Quali sono i compiti dei socialisti nella guerra attuale?

Il compagno Lenin legge la risoluzione di Stoccarda, confermata e completata in seguito a Copenaghen e a Basilea (352). In questa risoluzione sono chiaramente indicati i metodi che i socialisti devono impiegare per combattere le tendenze che spingono alla guerra, e il comportamento che debbono tenere verso la guerra qualora sia già scoppiata. Questi impegni sono definiti dagli esempi della rivoluzione russa e della Comune di Parigi. La risoluzione di Stoccarda è stata redatta con cautela, tenendo conto tutte le leggi penali possibili, ma il compito vi era indicato chiaramente. La Comune di Parigi è la guerra civile. In quale forma, quando e dove, questa è un'altra questione, ma la direzione della nostra attività è chiaramente definita.

Da questo punto di vista il compagno Lenin esamina poi la posizione presa in realtà dai socialisti dei vari paesi. A parte i serbi, quelli che hanno adempiuto al loro dovere, sono i russi, come rileva il giornale italiano Avanti!, lo adempie Keir Hardie, che denuncia la politica di Edward Grey.

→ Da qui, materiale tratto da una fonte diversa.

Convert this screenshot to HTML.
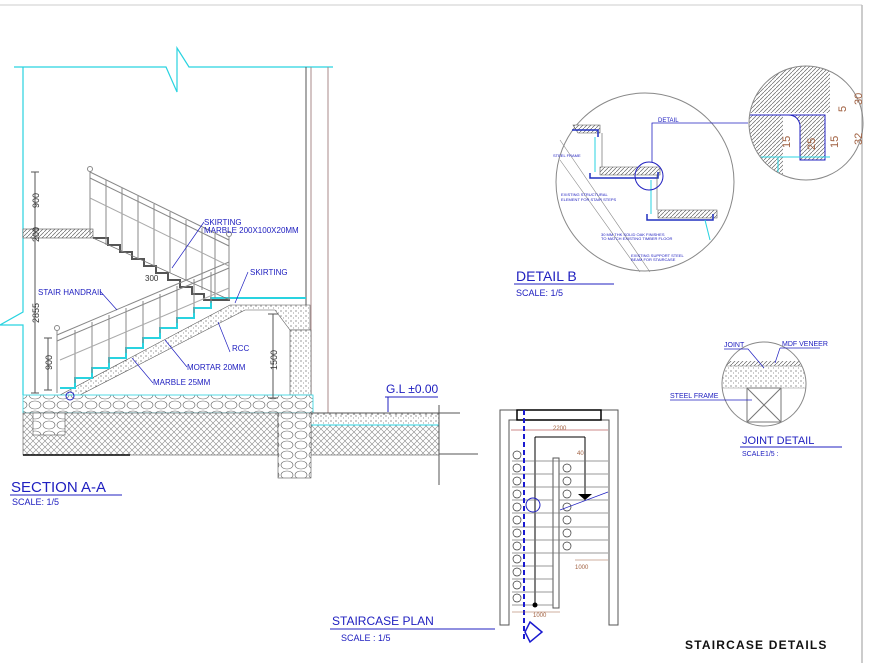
<!DOCTYPE html>
<html><head><meta charset="utf-8"><style>
body{margin:0;background:#fff;width:869px;height:663px;overflow:hidden}
svg{display:block}
text{font-family:"Liberation Sans",sans-serif}
</style></head><body>
<svg width="869" height="663" viewBox="0 0 869 663" xmlns="http://www.w3.org/2000/svg">
<defs>
<pattern id="hx" width="6" height="6" patternUnits="userSpaceOnUse"><rect width="6" height="6" fill="#fff"/><path d="M0 6L6 0M0 0L6 6" stroke="#888" stroke-width="0.6"/></pattern>
<pattern id="hd" width="4" height="4" patternUnits="userSpaceOnUse"><rect width="4" height="4" fill="#fff"/><path d="M0 4L4 0" stroke="#666" stroke-width="0.7"/></pattern>
<pattern id="dots" width="5" height="5" patternUnits="userSpaceOnUse"><rect width="5" height="5" fill="#fff"/><circle cx="1" cy="1" r="0.6" fill="#555"/><circle cx="3.5" cy="3" r="0.5" fill="#777"/></pattern>
<pattern id="stone" width="14" height="10" patternUnits="userSpaceOnUse"><rect width="14" height="10" fill="#fff"/><ellipse cx="7" cy="5" rx="6" ry="4" fill="none" stroke="#666" stroke-width="0.6"/></pattern>
</defs>
<line x1="0" y1="5" x2="862" y2="5" stroke="#ccc"/>
<line x1="862" y1="5" x2="862" y2="663" stroke="#bbb" stroke-width="1.5"/>

<g fill="none" stroke="#29d3e0" stroke-width="1.2">
<path d="M14 67H166L177 92L177 48L189 67H333"/>
<path d="M23 67V312L0 325H23V395"/>
</g>
<line x1="306" y1="67" x2="306" y2="305" stroke="#555"/>
<line x1="311" y1="67" x2="311" y2="415" stroke="#a88"/>
<line x1="328" y1="67" x2="328" y2="415" stroke="#a88"/>
<rect x="23" y="229" width="70" height="9" fill="url(#hd)" stroke="#555" stroke-width="0.6"/>
<path d="M60 395L230 305H310V330H290L275 310H245L80 395Z" fill="url(#dots)" stroke="#555" stroke-width="0.6"/>
<rect x="290" y="330" width="21" height="65" fill="url(#dots)" stroke="#555" stroke-width="0.6"/>
<path d="M60 388H75V378H92V368H109V358H126V348H143V338H160V328H177V318H194V308H211V298H230H306" fill="none" stroke="#29d3e0" stroke-width="2"/>
<path d="M93 238H108V245H120V252H132V259H144V266H156V273H168V280H180V287H192V294H204V300H230" fill="none" stroke="#555" stroke-width="2"/>
<line x1="93" y1="238" x2="230" y2="300" stroke="#777" stroke-width="0.8"/>
<g stroke="#888" fill="none" stroke-width="1">
<line x1="90" y1="172" x2="229" y2="240"/><line x1="90" y1="178" x2="229" y2="246"/>
<line x1="90" y1="172" x2="90" y2="235"/><line x1="229" y1="237" x2="229" y2="300"/>
<line x1="57" y1="335" x2="229" y2="262"/><line x1="57" y1="341" x2="229" y2="268"/>
<line x1="57" y1="330" x2="57" y2="393"/>
<path d="M106 180V245M122 188V252M138 196V259M154 204V266M170 212V273M186 220V280M202 228V290M215 234V298"/>
<path d="M75 330V383M92 322V373M109 315V363M126 308V353M143 301V343M160 294V333M177 286V323M194 279V313M211 272V303"/>
<line x1="60" y1="360" x2="229" y2="288" stroke="#aaa"/>
<line x1="90" y1="198" x2="229" y2="266" stroke="#aaa"/>
</g>
<circle cx="90" cy="169" r="2.5" fill="none" stroke="#888"/><circle cx="229" cy="234" r="2.5" fill="none" stroke="#888"/><circle cx="57" cy="328" r="2.5" fill="none" stroke="#888"/>
<rect x="23" y="395" width="290" height="18" fill="url(#stone)" stroke="#29d3e0" stroke-width="0.8"/>
<rect x="23" y="413" width="255" height="42" fill="url(#hx)" stroke="#555" stroke-width="0.6"/>
<rect x="311" y="413" width="128" height="42" fill="url(#hx)" stroke="#555" stroke-width="0.6"/>
<rect x="311" y="415" width="128" height="10" fill="url(#dots)"/>
<line x1="311" y1="425" x2="439" y2="425" stroke="#29d3e0"/>
<rect x="278" y="413" width="33" height="65" fill="url(#stone)" stroke="#555" stroke-width="0.6"/>
<rect x="33" y="413" width="32" height="22" fill="url(#stone)" stroke="#555" stroke-width="0.6"/>
<line x1="23" y1="455" x2="130" y2="455" stroke="#000" stroke-width="1.5"/>
<line x1="311" y1="413" x2="460" y2="413" stroke="#555"/>
<line x1="439" y1="405" x2="439" y2="485" stroke="#555"/>
<line x1="439" y1="454" x2="478" y2="454" stroke="#555"/>
<line x1="35" y1="172" x2="35" y2="393" stroke="#555"/>
<g stroke="#555"><line x1="31" y1="172" x2="39" y2="172"/><line x1="31" y1="229" x2="39" y2="229"/><line x1="31" y1="238" x2="39" y2="238"/><line x1="31" y1="393" x2="39" y2="393"/>
<line x1="48" y1="338" x2="48" y2="390"/><line x1="44" y1="338" x2="52" y2="338"/><line x1="44" y1="390" x2="52" y2="390"/>
<line x1="273" y1="314" x2="273" y2="398"/><line x1="268" y1="314" x2="278" y2="314"/><line x1="268" y1="398" x2="278" y2="398"/></g>
<g font-size="9" fill="#333">
<text transform="translate(39,208) rotate(-90)">900</text>
<text transform="translate(39,242) rotate(-90)">200</text>
<text transform="translate(39,323) rotate(-90)">2855</text>
<text transform="translate(52,370) rotate(-90)">900</text>
<text transform="translate(277,370) rotate(-90)">1500</text>
<text x="145" y="281" font-size="8">300</text>
</g>
<g font-size="8" fill="#2020c0">
<text x="204" y="225">SKIRTING</text>
<text x="204" y="233">MARBLE  200X100X20MM</text>
<text x="250" y="275">SKIRTING</text>
<text x="38" y="295">STAIR  HANDRAIL</text>
<text x="232" y="351">RCC</text>
<text x="187" y="370">MORTAR  20MM</text>
<text x="153" y="385">MARBLE  25MM</text>
</g>
<g stroke="#2020c0" stroke-width="0.7" fill="none">
<path d="M204 222L172 268M248 272L235 303M100 291L117 310M230 352L218 322M187 367L165 340M153 383L132 358"/>
</g>
<text x="386" y="393" font-size="12" fill="#2020c0">G.L  ±0.00</text>
<path d="M385 397H438M388 397V412" stroke="#2020c0" fill="none"/>
<circle cx="70" cy="396" r="4" fill="none" stroke="#2020c0"/>
<text x="11" y="492" font-size="15" fill="#2020c0">SECTION  A-A</text>
<line x1="10" y1="495" x2="122" y2="495" stroke="#2020c0"/>
<text x="12" y="505" font-size="9" fill="#2020c0">SCALE: 1/5</text>

<g fill="none" stroke="#555">
<path d="M500 410V625H509V420H609V625H618V410Z"/>
<rect x="517" y="410" width="84" height="10" stroke="#000" stroke-width="1.5"/>
<line x1="511" y1="430" x2="608" y2="430" stroke="#c88"/>
<line x1="535" y1="437" x2="585" y2="437" stroke="#000"/><line x1="585" y1="437" x2="585" y2="495" stroke="#000"/><line x1="535" y1="437" x2="535" y2="605" stroke="#000"/>
<rect x="553" y="458" width="6" height="150"/>
</g>
<g stroke="#777" stroke-width="0.8">
<line x1="512" y1="461" x2="608" y2="461"/><line x1="512" y1="474" x2="553" y2="474"/><line x1="512" y1="487" x2="608" y2="487"/><line x1="512" y1="500" x2="553" y2="500"/><line x1="512" y1="513" x2="608" y2="513"/><line x1="512" y1="527" x2="608" y2="527"/><line x1="512" y1="540" x2="608" y2="540"/><line x1="512" y1="553" x2="608" y2="553"/><line x1="512" y1="566" x2="553" y2="566"/><line x1="512" y1="579" x2="553" y2="579"/><line x1="512" y1="592" x2="553" y2="592"/><line x1="512" y1="605" x2="553" y2="605"/>
<line x1="559" y1="474" x2="608" y2="474"/><line x1="559" y1="500" x2="608" y2="500"/>
</g>
<g fill="#fff" stroke="#333" stroke-width="0.7">
<circle cx="517" cy="455" r="4"/><circle cx="517" cy="468" r="4"/><circle cx="517" cy="481" r="4"/><circle cx="517" cy="494" r="4"/><circle cx="517" cy="507" r="4"/><circle cx="517" cy="520" r="4"/><circle cx="517" cy="533" r="4"/><circle cx="517" cy="546" r="4"/><circle cx="517" cy="559" r="4"/><circle cx="517" cy="572" r="4"/><circle cx="517" cy="585" r="4"/><circle cx="517" cy="598" r="4"/>
<circle cx="567" cy="468" r="4"/><circle cx="567" cy="481" r="4"/><circle cx="567" cy="494" r="4"/><circle cx="567" cy="507" r="4"/><circle cx="567" cy="520" r="4"/><circle cx="567" cy="533" r="4"/><circle cx="567" cy="546" r="4"/>
</g>
<line x1="524" y1="410" x2="524" y2="640" stroke="#1a1ad0" stroke-width="2" stroke-dasharray="5,3"/>
<circle cx="533" cy="505" r="7" fill="none" stroke="#2020c0"/>
<path d="M578 494h14l-7 6z" fill="#000"/>
<line x1="560" y1="510" x2="608" y2="492" stroke="#2020c0" stroke-width="0.7"/>
<circle cx="535" cy="605" r="2.5" fill="#000"/>
<path d="M530 622l12 10l-12 10l-5-10z" fill="#fff" stroke="#1a1ad0" stroke-width="1.5"/>
<g font-size="6" fill="#a06040"><text x="553" y="430">2200</text><text x="577" y="455">40</text><text x="575" y="569">1000</text><text x="533" y="617">1000</text></g>
<line x1="575" y1="560" x2="608" y2="560" stroke="#a06040" stroke-width="0.6"/>
<line x1="512" y1="612" x2="560" y2="612" stroke="#a06040" stroke-width="0.6"/>
<text x="332" y="625" font-size="12" fill="#2020c0">STAIRCASE PLAN</text>
<line x1="330" y1="629" x2="495" y2="629" stroke="#2020c0"/>
<text x="341" y="641" font-size="9" fill="#2020c0">SCALE : 1/5</text>

<circle cx="645" cy="182" r="89" fill="none" stroke="#888"/>
<g stroke="#888" stroke-width="0.6"><line x1="560" y1="140" x2="650" y2="272"/><line x1="560" y1="160" x2="640" y2="272"/></g>
<path d="M573 125H600V133H578Z" fill="url(#hd)" stroke="#555" stroke-width="0.6"/>
<path d="M600 167H660V175H600Z" fill="url(#hd)" stroke="#555" stroke-width="0.6"/>
<path d="M658 210H717V218H658Z" fill="url(#hd)" stroke="#555" stroke-width="0.6"/>
<g fill="none" stroke="#2030c0" stroke-width="1.5">
<path d="M590 173V178H658V172"/><path d="M647 214V220H713V214"/><path d="M572 130H598V137"/>
</g>
<g stroke="#29d3e0"><line x1="595" y1="137" x2="595" y2="172"/><line x1="651" y1="180" x2="651" y2="214"/><line x1="705" y1="220" x2="710" y2="240"/></g>
<g stroke="#555" stroke-width="0.6"><line x1="602" y1="133" x2="602" y2="167"/><line x1="657" y1="175" x2="657" y2="210"/></g>
<circle cx="649" cy="176" r="14" fill="none" stroke="#2020c0"/>
<path d="M652 162V123H748" fill="none" stroke="#2020c0" stroke-width="0.8"/>
<text x="658" y="122" font-size="6" fill="#2020c0">DETAIL</text>
<g font-size="4" fill="#2020c0"><text x="553" y="157">STEEL FRAME</text><text x="561" y="196">EXISTING STRUCTURAL</text><text x="561" y="201">ELEMENT FOR STAIR STEPS</text><text x="601" y="236">30 MM THK SOLID OAK FINISHES</text><text x="601" y="240">TO MATCH EXISTING TIMBER FLOOR</text><text x="631" y="257">EXISTING SUPPORT STEEL</text><text x="631" y="261">BEAM FOR STAIRCASE</text></g>
<text x="516" y="281" font-size="14" fill="#2020c0">DETAIL  B</text>
<line x1="514" y1="284" x2="614" y2="284" stroke="#2020c0"/>
<text x="516" y="296" font-size="9" fill="#2020c0">SCALE: 1/5</text>

<clipPath id="c2"><circle cx="806" cy="123" r="57"/></clipPath>
<g clip-path="url(#c2)">
<rect x="740" y="60" width="90" height="53" fill="url(#hd)"/>
<rect x="748" y="115" width="35" height="60" fill="url(#hd)"/>
<path d="M748 115H825V160H800V125Q798 115 788 115" fill="url(#hd)" stroke="#2020c0"/>
<line x1="740" y1="157" x2="830" y2="157" stroke="#29d3e0"/>
<line x1="778" y1="158" x2="778" y2="180" stroke="#29d3e0"/>
</g>
<circle cx="806" cy="123" r="57" fill="none" stroke="#888"/>
<g font-size="11" fill="#a06040"><text transform="translate(862,105) rotate(-90)">30</text><text transform="translate(862,145) rotate(-90)">32</text><text transform="translate(846,112) rotate(-90)">5</text><text transform="translate(790,148) rotate(-90)">15</text><text transform="translate(815,150) rotate(-90)">25</text><text transform="translate(838,148) rotate(-90)">15</text></g>

<clipPath id="c3"><circle cx="764" cy="384" r="42"/></clipPath>
<g clip-path="url(#c3)">
<rect x="720" y="361" width="90" height="5" fill="url(#hd)"/>
<rect x="720" y="366" width="90" height="22" fill="url(#dots)" stroke="#888" stroke-width="0.5"/>
<rect x="747" y="388" width="34" height="34" fill="none" stroke="#777"/>
<path d="M747 388L781 422M781 388L747 422" stroke="#777"/>
</g>
<circle cx="764" cy="384" r="42" fill="none" stroke="#888"/>
<g font-size="7" fill="#2020c0"><text x="724" y="347">JOINT</text><text x="782" y="346">MDF VENEER</text><text x="670" y="398">STEEL FRAME</text></g>
<path d="M724 349H748L764 368M780 348H820M780 348L775 363M670 400H752" stroke="#2020c0" fill="none" stroke-width="0.7"/>
<text x="742" y="444" font-size="11" fill="#2020c0">JOINT DETAIL</text>
<line x1="740" y1="447" x2="842" y2="447" stroke="#2020c0"/>
<text x="742" y="456" font-size="7" fill="#2020c0">SCALE1/5 :</text>

<text x="685" y="649" font-size="12" font-weight="bold" fill="#111" letter-spacing="1.2">STAIRCASE DETAILS</text>
</svg>
</body></html>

Dato che la guerra è cominciata, non si può pensare di star lontano da essa. Bisogna andarvi e fare il proprio lavoro di socialista. In guerra la gente pensa e riflette, forse, più ancora che «a casa». Bisogna andarvi e organizzarvi il proletariato in vista dell'obiettivo finale, poiché è utopia pensare che il proletariato vi giunga per via pacifica. Non si può passare dal capitalismo al socialismo senza spezzare i limiti nazionali, come non si poteva passare dal feudalesimo al capitalismo senza le idee nazionali.

Golos, nn. 37-38,
25-27 ottobre 1914.

Note:

347) La conferenza fu tenuta a Losanna il 14 ottobre 1914, due giorni dopo la conferenza socialsciovinista di Plekhanov. Il resoconto fu pubblicato nei nn. 37 e 38 del Golos di Parigi, del 25 e 27 ottobre.

348) Nel luglio 1914 il Comitato bolscevico di Pietroburgo aveva lanciato un volantino contro l'imminente pericolo di guerra con le parole d'ordine: «Abbasso la guerra! Abbasso il governo zarista! Viva la rivoluzione!».. Altri volantini furono pubblicati dal comitato nell'agosto, dopo lo scoppio della guerra, e uno nel settembre: è probabilmente a quest'ultimo che Lenin si riferisce qui.

349) Cfr. F. Engels, Il socialismo in Germania, in Neue Zeit, 1891-92, I.

350) Il 27 settembre 1914 il Vorwärts, organo centrale della socialdemocrazia tedesca, pubblicò un articolo intitolato La Germania e l'estero in cui si esprimeva con molte esitazioni l'idea che il proletariato tedesco e quello francese erano stati trascinati nella guerra contro la loro volontà. In seguito a questo articolo il generale von Kassel, comandante del distretto di Brandeburgo, soppresse il giornale. Haase e Fischer chiesero che questo provvedimento fosse revocato. Kassel dichiarò di accettare, a condizione che il giornale «non toccasse più argomenti riguardanti l'odio e la lotta di classe». La redazione del giornale accettò questa condizione e il Vorwärts riapparve il 1° ottobre, pubblicando in prima pagina l'ordinanza del generale Kassel che ne autorizzava la pubblicazione.

351) Quotidiano di tendenza menscevico-trotskista, che si pubblicò a Parigi dal settembre 1914 al gennaio 1915. Il giornale, che ebbe in sostanza una posizione centrista, pubblicò, nei primi giorni della guerra, alcuni articoli di Martov contro i socialsciovinisti. Il giudizio positivo di Lenin riguarda questo periodo. Quando Martov assunse una posizione più a destra, il giornale assunse sempre più la difesa dei socialsciovinisti. A partire dal gennaio 1915 il Golos fu sostituito dal Nasce Slovo.

352) Cioè ai congressi internazionali socialisti di Stoccarda (1907), Copenaghen (1910) e Basilea (1912).